In general, derivatives trading activity increased as traders and investors rushed to capitalize on opportunities to hedge and participate in the selling momentum. Unsurprisingly, the derivatives markets became the go-to venue for them to take advantage of these opportunities.

The sell-off provided ample opportunities for both shorter-term traders and longer-term investors alike to acquire crypto assets at a significant discount. 

Insurance funds suffered significant losses 

Crypto derivatives exchanges witnessed one of its highest liquidations ever as Bitcoin recorded one of its worst trading days in history. An estimated $1 billion in long positions were liquidated across major exchanges as markets capitulated.

As liquidations were triggered, Binance Futures’ insurance fund was activated to absorb losses from its users.

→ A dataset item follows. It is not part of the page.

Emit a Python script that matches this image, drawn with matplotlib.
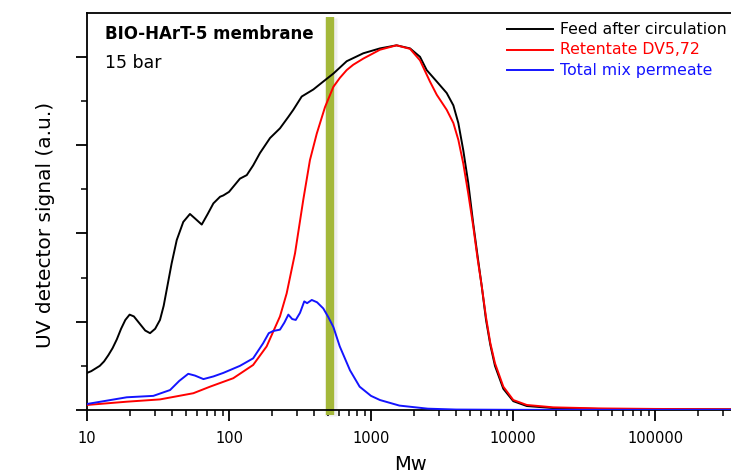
import numpy as np
import matplotlib
matplotlib.use("Agg")
import matplotlib.pyplot as plt
from matplotlib.lines import Line2D
from matplotlib.ticker import FixedLocator, NullFormatter, LogLocator

# GPC traces: log10(Mw) and UV detector signal (arbitrary units)
log_mw_feed = [1.0, 1.03, 1.06, 1.09, 1.12, 1.15, 1.18, 1.21, 1.24, 1.27, 1.30, 1.33,
               1.37, 1.41, 1.444, 1.48, 1.514, 1.54, 1.561, 1.596, 1.632, 1.678, 1.725,
               1.76, 1.808, 1.85, 1.89, 1.937, 1.96, 2.0, 2.077, 2.125, 2.17, 2.218,
               2.289, 2.359, 2.418, 2.453, 2.512, 2.594, 2.664, 2.735, 2.829, 2.946,
               3.063, 3.18, 3.275, 3.345, 3.392, 3.463, 3.533, 3.58, 3.615, 3.65, 3.685,
               3.72, 3.75, 3.78, 3.81, 3.84, 3.873, 3.932, 4.002, 4.097, 4.284, 4.6,
               5.0, 5.6]
feed = [0.42, 0.44, 0.47, 0.50, 0.55, 0.62, 0.70, 0.80, 0.92, 1.02, 1.08, 1.06,
        0.98, 0.90, 0.87, 0.92, 1.02, 1.18, 1.36, 1.66, 1.925, 2.13, 2.22,
        2.17, 2.10, 2.22, 2.34, 2.415, 2.43, 2.47, 2.62, 2.66, 2.77, 2.91,
        3.08, 3.19, 3.32, 3.40, 3.55, 3.63, 3.72, 3.81, 3.95, 4.04,
        4.095, 4.13, 4.095, 4.00, 3.85, 3.72, 3.59, 3.45, 3.25, 2.94, 2.57,
        2.11, 1.75, 1.40, 1.02, 0.74, 0.50, 0.24, 0.10, 0.045, 0.022, 0.012,
        0.008, 0.006]

log_mw_retentate = [1.0, 1.28, 1.514, 1.749, 1.866, 2.03, 2.17, 2.265, 2.359, 2.406,
                    2.465, 2.523, 2.57, 2.618, 2.676, 2.735, 2.78, 2.829, 2.875, 2.946,
                    3.063, 3.18, 3.275, 3.345, 3.415, 3.463, 3.533, 3.58, 3.615, 3.65,
                    3.685, 3.72, 3.75, 3.78, 3.81, 3.84, 3.873, 3.932, 4.002, 4.097,
                    4.284, 4.6, 5.0, 5.6]
retentate = [0.057, 0.094, 0.12, 0.19, 0.264, 0.36, 0.51, 0.72, 1.06, 1.32,
             1.775, 2.38, 2.83, 3.13, 3.43, 3.66, 3.76, 3.85, 3.91, 3.98,
             4.08, 4.13, 4.09, 3.96, 3.72, 3.57, 3.40, 3.25, 3.06, 2.79,
             2.45, 2.08, 1.72, 1.40, 1.05, 0.76, 0.53, 0.264, 0.113, 0.057,
             0.03, 0.018, 0.012, 0.008]

log_mw_permeate = [1.0, 1.28, 1.467, 1.585, 1.65, 1.713, 1.76, 1.82, 1.89, 1.96, 2.077,
                   2.17, 2.24, 2.28, 2.312, 2.359, 2.39, 2.418, 2.445, 2.47, 2.50, 2.53,
                   2.55, 2.583, 2.62, 2.664, 2.70, 2.735, 2.78, 2.852, 2.92, 3.0, 3.063,
                   3.2, 3.4, 3.6, 4.0, 5.6]
permeate = [0.068, 0.144, 0.16, 0.226, 0.33, 0.41, 0.39, 0.35, 0.38, 0.42, 0.50,
            0.585, 0.755, 0.87, 0.895, 0.91, 0.99, 1.08, 1.03, 1.02, 1.10, 1.23,
            1.21, 1.246, 1.22, 1.15, 1.05, 0.94, 0.72, 0.45, 0.264, 0.16, 0.113,
            0.05, 0.015, 0.005, 0.002, 0.002]

series_labels = ["Feed after circulation", "Retentate DV5,72", "Total mix permeate"]
series_colors = ["#000000", "#ff0000", "#1414ff"]
cutoff_mw = 515
x_tick_values = [10, 100, 1000, 10000, 100000]
x_tick_labels = ["10", "100", "1000", "10000", "100000"]

W, H = 731, 474
fig = plt.figure(figsize=(W / 100, H / 100), dpi=100)
ax_left, ax_bottom, ax_top = 87, 410, 13
px_per_decade = 142.0
x_min, x_max = 10, 1e6
ax_w = np.log10(x_max / x_min) * px_per_decade
ax = fig.add_axes([ax_left / W, (H - ax_bottom) / H, ax_w / W, (ax_bottom - ax_top) / H])

ax.set_xscale("log")
ax.set_xlim(x_min, x_max)
ax.set_ylim(0, (ax_bottom - ax_top) / 88.3)

# molecular weight cut-off band with a soft shadow
band_tr = ax.get_xaxis_transform()
for lw, alpha in [(9.5, 0.06), (8.0, 0.08)]:
    ax.plot([cutoff_mw * 1.01, cutoff_mw * 1.01], [-0.014, 0.988], transform=band_tr,
            color="#888888", lw=lw, alpha=alpha, clip_on=False, solid_capstyle="butt", zorder=1)
ax.plot([cutoff_mw, cutoff_mw], [-0.012, 0.99], transform=band_tr, color="#a4b83a",
        lw=6.0, clip_on=False, solid_capstyle="butt", zorder=2)

traces = [(log_mw_feed, feed), (log_mw_retentate, retentate), (log_mw_permeate, permeate)]
for (lm, val), col in zip(traces, series_colors):
    ax.plot(10 ** np.asarray(lm), val, color=col, lw=1.4, zorder=3)

ax.spines["right"].set_visible(False)
for side in ["left", "bottom", "top"]:
    ax.spines[side].set_linewidth(1.3)

ax.xaxis.set_major_locator(FixedLocator(x_tick_values))
ax.set_xticklabels(x_tick_labels, fontsize=10.5, family="DejaVu Sans")
ax.xaxis.set_minor_locator(LogLocator(base=10, subs=np.arange(2, 10), numticks=20))
ax.xaxis.set_minor_formatter(NullFormatter())
ax.set_yticks([0, 1, 2, 3, 4])
ax.set_yticks([0.5, 1.5, 2.5, 3.5], minor=True)
ax.set_yticklabels([])
ax.tick_params(axis="both", which="major", direction="out", length=8, width=1.3, pad=7)
ax.tick_params(axis="both", which="minor", direction="out", length=4, width=1.1)

fig.text(46 / W, 1 - 225 / H, "UV detector signal (a.u.)", rotation=90, ha="center",
         va="center", fontsize=14.5, family="DejaVu Sans")
fig.text(411 / W, 1 - 455 / H, "Mw", ha="center", va="top", fontsize=14, family="DejaVu Sans")

fig.text(105 / W, 1 - 34 / H, "BIO-HArT-5 membrane", ha="left", va="center",
         fontsize=12, fontweight="bold", family="DejaVu Sans")
fig.text(105 / W, 1 - 63 / H, "15 bar", ha="left", va="center", fontsize=12.5,
         family="DejaVu Sans")

# legend entries
for i, (lab, col) in enumerate(zip(series_labels, series_colors)):
    y = 1 - (29 + 20.5 * i) / H
    fig.add_artist(Line2D([507 / W, 553 / W], [y, y], color=col, lw=1.4))
    fig.text(560 / W, y, lab, color=col, ha="left", va="center", fontsize=11.3,
             family="DejaVu Sans")

fig.savefig("out.png", dpi=100)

The fund used more than 50% of its resources to protect users from auto-deleverage liquidations (ADLs), resulting in a decline in its USDT reserves from 12.8 million to 6.2 million USDT. 

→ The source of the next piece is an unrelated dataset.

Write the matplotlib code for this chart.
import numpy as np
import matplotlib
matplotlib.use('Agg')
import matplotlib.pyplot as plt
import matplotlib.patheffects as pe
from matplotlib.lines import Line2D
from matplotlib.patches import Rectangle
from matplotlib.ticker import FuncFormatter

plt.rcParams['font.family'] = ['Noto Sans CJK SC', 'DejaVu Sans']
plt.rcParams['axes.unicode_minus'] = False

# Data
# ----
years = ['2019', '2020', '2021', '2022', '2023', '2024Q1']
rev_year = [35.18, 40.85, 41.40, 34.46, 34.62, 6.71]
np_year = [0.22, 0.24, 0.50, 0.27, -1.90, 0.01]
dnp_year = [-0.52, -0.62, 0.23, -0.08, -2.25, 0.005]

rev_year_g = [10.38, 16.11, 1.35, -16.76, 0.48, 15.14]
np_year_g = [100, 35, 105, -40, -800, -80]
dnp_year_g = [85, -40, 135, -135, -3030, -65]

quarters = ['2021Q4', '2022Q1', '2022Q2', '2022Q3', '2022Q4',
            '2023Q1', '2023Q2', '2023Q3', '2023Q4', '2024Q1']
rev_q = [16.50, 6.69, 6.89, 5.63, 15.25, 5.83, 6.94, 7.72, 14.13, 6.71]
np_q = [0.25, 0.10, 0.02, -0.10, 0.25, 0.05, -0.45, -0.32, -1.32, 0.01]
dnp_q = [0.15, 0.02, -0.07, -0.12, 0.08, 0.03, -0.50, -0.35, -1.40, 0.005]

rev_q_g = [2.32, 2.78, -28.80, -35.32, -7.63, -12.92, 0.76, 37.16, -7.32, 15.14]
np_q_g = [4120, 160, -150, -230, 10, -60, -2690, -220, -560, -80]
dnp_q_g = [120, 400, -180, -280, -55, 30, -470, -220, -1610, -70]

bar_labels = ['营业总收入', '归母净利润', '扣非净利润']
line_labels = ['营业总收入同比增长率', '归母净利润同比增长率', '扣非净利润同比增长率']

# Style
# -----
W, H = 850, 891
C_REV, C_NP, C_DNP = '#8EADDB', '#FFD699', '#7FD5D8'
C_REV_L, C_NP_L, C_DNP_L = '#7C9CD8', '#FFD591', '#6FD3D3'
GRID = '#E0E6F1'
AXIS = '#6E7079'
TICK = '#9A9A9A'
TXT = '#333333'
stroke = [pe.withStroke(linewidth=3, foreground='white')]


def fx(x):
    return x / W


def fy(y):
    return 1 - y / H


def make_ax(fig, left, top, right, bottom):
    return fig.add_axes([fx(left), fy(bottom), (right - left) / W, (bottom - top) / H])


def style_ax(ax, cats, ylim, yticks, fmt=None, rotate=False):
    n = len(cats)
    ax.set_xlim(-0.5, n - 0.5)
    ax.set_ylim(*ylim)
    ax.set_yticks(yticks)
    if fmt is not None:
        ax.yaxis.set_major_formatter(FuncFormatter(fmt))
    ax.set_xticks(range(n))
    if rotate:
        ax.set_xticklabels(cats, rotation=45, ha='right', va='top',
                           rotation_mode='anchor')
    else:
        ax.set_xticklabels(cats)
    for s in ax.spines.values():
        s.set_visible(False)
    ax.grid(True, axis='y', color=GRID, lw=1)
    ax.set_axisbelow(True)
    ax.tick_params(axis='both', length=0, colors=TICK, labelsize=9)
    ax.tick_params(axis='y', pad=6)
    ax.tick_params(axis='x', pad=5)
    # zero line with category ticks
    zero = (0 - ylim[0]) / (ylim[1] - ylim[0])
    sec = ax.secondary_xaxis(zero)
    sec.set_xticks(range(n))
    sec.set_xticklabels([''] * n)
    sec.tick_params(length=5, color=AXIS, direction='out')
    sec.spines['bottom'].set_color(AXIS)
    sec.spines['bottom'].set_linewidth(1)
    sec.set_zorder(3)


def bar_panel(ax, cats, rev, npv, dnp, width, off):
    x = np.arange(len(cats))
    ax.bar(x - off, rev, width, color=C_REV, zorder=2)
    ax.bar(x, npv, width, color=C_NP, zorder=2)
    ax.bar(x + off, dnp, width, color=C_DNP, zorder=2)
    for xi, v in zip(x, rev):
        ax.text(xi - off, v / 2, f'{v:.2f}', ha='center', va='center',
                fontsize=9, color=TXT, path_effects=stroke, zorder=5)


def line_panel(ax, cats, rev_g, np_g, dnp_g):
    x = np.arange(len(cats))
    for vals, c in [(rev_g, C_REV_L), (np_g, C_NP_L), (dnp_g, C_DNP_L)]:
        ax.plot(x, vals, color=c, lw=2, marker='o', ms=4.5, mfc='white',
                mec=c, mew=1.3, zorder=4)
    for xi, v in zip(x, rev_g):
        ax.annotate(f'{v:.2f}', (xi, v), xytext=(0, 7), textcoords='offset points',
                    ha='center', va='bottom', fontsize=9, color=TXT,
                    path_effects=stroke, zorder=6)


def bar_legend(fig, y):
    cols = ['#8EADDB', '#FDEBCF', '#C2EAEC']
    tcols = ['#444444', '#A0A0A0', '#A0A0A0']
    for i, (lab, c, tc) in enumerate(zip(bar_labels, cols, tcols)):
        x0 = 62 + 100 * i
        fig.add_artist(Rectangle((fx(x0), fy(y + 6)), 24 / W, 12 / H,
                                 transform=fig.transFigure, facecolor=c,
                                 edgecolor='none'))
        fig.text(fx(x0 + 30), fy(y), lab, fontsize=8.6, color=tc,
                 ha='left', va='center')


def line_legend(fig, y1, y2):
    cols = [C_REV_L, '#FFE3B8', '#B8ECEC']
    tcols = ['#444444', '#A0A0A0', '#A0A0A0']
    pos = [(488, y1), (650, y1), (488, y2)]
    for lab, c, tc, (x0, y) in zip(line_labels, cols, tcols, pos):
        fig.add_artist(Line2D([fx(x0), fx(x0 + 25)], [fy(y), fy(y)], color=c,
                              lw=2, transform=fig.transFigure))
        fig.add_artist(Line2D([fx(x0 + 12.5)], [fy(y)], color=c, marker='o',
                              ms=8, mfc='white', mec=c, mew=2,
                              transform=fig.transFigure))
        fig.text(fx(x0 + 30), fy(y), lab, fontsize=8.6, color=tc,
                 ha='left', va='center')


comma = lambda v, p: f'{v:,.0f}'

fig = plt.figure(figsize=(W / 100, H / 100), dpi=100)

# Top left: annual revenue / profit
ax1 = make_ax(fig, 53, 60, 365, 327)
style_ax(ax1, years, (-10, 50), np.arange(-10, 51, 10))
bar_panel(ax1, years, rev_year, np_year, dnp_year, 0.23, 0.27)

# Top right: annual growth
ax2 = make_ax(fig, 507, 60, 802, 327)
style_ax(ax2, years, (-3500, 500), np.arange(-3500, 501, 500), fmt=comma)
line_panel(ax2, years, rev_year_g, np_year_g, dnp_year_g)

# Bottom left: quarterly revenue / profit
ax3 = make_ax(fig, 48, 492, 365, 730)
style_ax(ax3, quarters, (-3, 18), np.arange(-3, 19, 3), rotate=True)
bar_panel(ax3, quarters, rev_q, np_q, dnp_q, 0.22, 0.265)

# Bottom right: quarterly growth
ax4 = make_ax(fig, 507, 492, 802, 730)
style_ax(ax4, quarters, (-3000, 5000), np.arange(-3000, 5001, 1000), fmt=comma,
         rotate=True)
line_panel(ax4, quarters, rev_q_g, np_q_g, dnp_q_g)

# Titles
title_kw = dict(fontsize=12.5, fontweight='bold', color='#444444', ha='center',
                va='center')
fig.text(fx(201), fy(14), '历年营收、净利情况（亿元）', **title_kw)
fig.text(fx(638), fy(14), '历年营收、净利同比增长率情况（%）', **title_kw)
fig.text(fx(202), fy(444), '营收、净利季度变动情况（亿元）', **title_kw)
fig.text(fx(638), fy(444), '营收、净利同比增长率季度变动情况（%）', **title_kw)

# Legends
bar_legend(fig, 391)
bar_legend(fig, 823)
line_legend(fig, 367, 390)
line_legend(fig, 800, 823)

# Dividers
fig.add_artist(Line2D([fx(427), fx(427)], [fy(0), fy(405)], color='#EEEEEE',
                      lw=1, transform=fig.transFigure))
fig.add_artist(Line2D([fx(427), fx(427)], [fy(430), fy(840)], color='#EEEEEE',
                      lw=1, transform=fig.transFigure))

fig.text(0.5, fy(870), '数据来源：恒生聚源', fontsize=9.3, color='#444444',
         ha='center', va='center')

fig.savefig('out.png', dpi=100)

Foreseeing more volatility ahead, Binance Futures injected more reserves totaling 5 million USDT to protect more users from auto-deleverage liquidations (ADL). Furthermore, Binance Futures managed to avoid any large ADL events as liquidation losses were adequately covered by its insurance fund.

Unlike other insurance funds, the Binance Futures’ insurance fund is used for what it was intended. The fund accepts risk and positions in the event of sizable liquidations to ensure that clients do not receive auto-deleverage liquidations (ADLs).

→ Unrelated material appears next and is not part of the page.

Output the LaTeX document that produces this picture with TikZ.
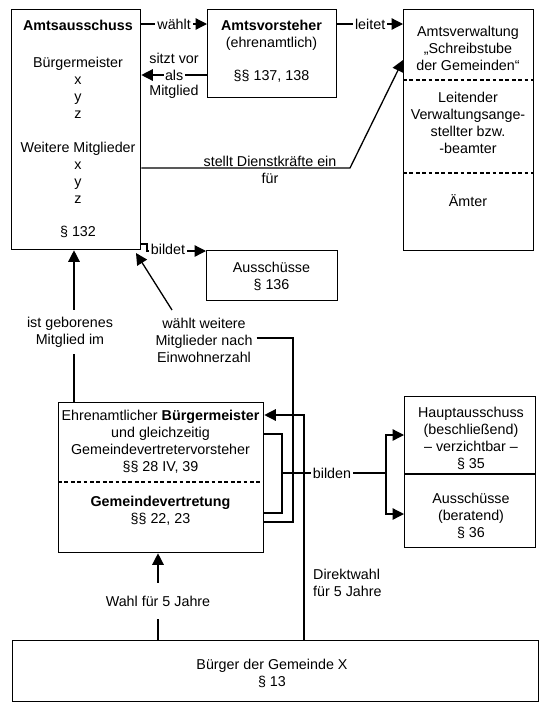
\documentclass[tikz,border=0pt]{standalone}
\usepackage{fontspec}
\setmainfont{Liberation Sans}
\usetikzlibrary{arrows.meta}
\begin{document}
\begin{tikzpicture}[x=1pt,y=-1pt,
  every node/.style={font=\fontsize{14.3pt}{17pt}\selectfont, inner sep=0pt},
  box/.style={draw, line width=1.3pt, rectangle, inner sep=0pt, anchor=north west},
  txt/.style={align=center},
  ln/.style={line width=1.3pt},
  arr/.style={line width=1.3pt, -{Triangle[length=11.5pt,width=11.5pt]}},
  lbl/.style={fill=white, inner sep=2pt, align=center},
  dsh/.style={line width=1.1pt, dash pattern=on 3.8pt off 2.6pt}]
\useasboundingbox (0,0) rectangle (546,705);
% boxes
\node[box, minimum width=129, minimum height=240] (aus) at (11,9) {};
\node[box, minimum width=129, minimum height=88] (vor) at (207,9) {};
\node[box, minimum width=130, minimum height=241] (verw) at (403,9) {};
\node[box, minimum width=131, minimum height=50] (a136) at (206,250) {};
\node[box, minimum width=205, minimum height=150] (bm) at (58,402) {};
\node[box, minimum width=131, minimum height=151] (haupt) at (404,396) {};
\node[box, minimum width=526, minimum height=61] (buerger) at (12,640) {};
% dividers
\draw[dsh] (verw.west |- 0,80) -- (verw.east |- 0,80);
\draw[dsh] (verw.west |- 0,173) -- (verw.east |- 0,173);
\draw[dsh] (bm.west |- 0,482) -- (bm.east |- 0,482);
\draw[ln] (haupt.west |- 0,474) -- (haupt.east |- 0,474);
% texts in boxes
\node[txt] (austxt) at (78,128.5) {\textbf{Amtsausschuss}\\[20pt]Bürgermeister\\x\\y\\z\\[17pt]Weitere Mitglieder\\x\\y\\z\\[16pt]§ 132};
\node[txt] (vortxt) at (271.5,51) {\textbf{Amtsvorsteher}\\(ehrenamtlich)\\[16pt]§§ 137, 138};
\node[txt] (verw1) at (468,48) {Amtsverwaltung\\„Schreibstube\\der Gemeinden“};
\node[txt] (verw2) at (468,123) {Leitender\\Verwaltungsange-\\stellter bzw.\\-beamter};
\node[txt] (verw3) at (468,201) {Ämter};
\node[txt] (a136txt) at (271.5,276) {Ausschüsse\\§ 136};
\node[txt] (bm1) at (160.5,442) {Ehrenamtlicher \textbf{Bürgermeister}\\und gleichzeitig\\Gemeindevertretervorsteher\\§§ 28 IV, 39};
\node[txt] (bm2) at (160.5,511) {\textbf{Gemeindevertretung}\\§§ 22, 23};
\node[txt] (haupt1) at (471,438) {Hauptausschuss\\(beschließend)\\– verzichtbar –\\§ 35};
\node[txt] (haupt2) at (471,515.5) {Ausschüsse\\(beratend)\\§ 36};
\node[txt] (buergertxt) at (272,673) {Bürger der Gemeinde X\\§ 13};
% top connectors
\draw[arr] (aus.east |- 0,24) -- (vor.west |- 0,24) node[midway, lbl] (lwaehlt) {wählt};
\draw[arr] (vor.west |- 0,75) -- (aus.east |- 0,75) node[midway, lbl, inner sep=1.5pt] (lals) {als};
\node (lsitzt) at (174,58) {sitzt vor};
\node (lmitgl) at (174,92) {Mitglied};
\draw[arr] (vor.east |- 0,24) -- (verw.west |- 0,24) node[midway, lbl] (lleitet) {leitet};
\draw[arr] (aus.east |- 0,168) -- (350,168) -- (verw.west |- 0,60);
\node[txt] (lstellt) at (270,169.5) {stellt Dienstkräfte ein\\für};
\draw[arr] (aus.east |- 0,244) -- (147,244) -- (147,251) -- (a136.west |- 0,251);
\node[lbl] (lbildet) at (168,249) {bildet};
% middle connectors
\draw[arr] (bm.north -| 74,0) -- (aus.south -| 74,0);
\node[lbl, inner ysep=7pt] (lgeb) at (70,332) {ist geborenes\\Mitglied im};
\node[txt, inner xsep=4pt] (ww) at (204,340) {wählt weitere\\Mitglieder nach\\Einwohnerzahl};
\coordinate (w1) at (172,310);
\coordinate (w2) at (136,253);
\draw[arr] (w1) -- (w2);
\draw[ln] (ww.east |- 0,338) -- (293,338) -- (293,522) -- (bm.east |- 0,522);
\draw[arr] (buerger.north -| 304,0) -- (304,415) -- (bm.east |- 0,415);
\draw[ln] (bm.east |- 0,434) -- (282,434) -- (282,513) -- (bm.east |- 0,513);
\coordinate (bj) at (386,473);
\draw[ln] (282,473) -- (bj);
\node[lbl] (lbilden) at (332,473) {bilden};
\draw[arr] (bj) -- (386,435) -- (haupt.west |- 0,435);
\draw[arr] (bj) -- (386,514) -- (haupt.west |- 0,514);
\node[anchor=west, align=left] (ldirekt) at (313,583) {Direktwahl\\für 5 Jahre};
% bottom
\draw[arr] (buerger.north -| 158,0) -- (bm.south -| 158,0);
\node[lbl, inner ysep=13pt] (lwahl) at (158,601) {Wahl für 5 Jahre};
\end{tikzpicture}
\end{document}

Chart 6 - Binance Futures insurance funds lost 50% of its value 

Source: Binance Futures

Similar to Binance, Deribit’s insurance fund was nearly vaporized overnight as a result of the crash. In three days, Deribit’s fund fell by 53% from 391 BTC to 183 BTC. 

On the contrary, insurance funds on other major exchanges such as OKex, Huobi and Bitmex seem under-utilized despite massive amounts of liquidations reported across these exchanges. 

Chart 7 - Net outflows from insurance funds across other crypto exchanges

Source: Binance Futures

As the market capitulation unfolds on 12 and 13th of March, these exchanges did not report any significant outflows from their respective insurance funds (refer to chart). 

Ultimately, the purpose of an insurance fund is to protect users. The Binance Futures’ insurance fund is a dedicated resource to ensure that bankrupt traders do not suffer from adverse losses and the profits of winning traders are paid out in full. Therefore, it is crucial to maintain the fund as a consumer protection feature and use it as intended.

Final Thoughts

In extremely volatile markets, exchanges must provide a seamless trading experience for users as any technical and congestion issues may add more panic into the markets, as we witnessed in the past week.

In addition, cryptocurrency exchanges must ensure that robust risk management mechanisms are in place to provide a reasonable level of assurance to protect users. As such, it is crucial to maintain safety nets such as insurance funds that are consumer-protection driven and used as intended.

Looking ahead, the crypto-derivatives market could continue to register strong volumes and display high volatility as uncertainties across the global economy persist.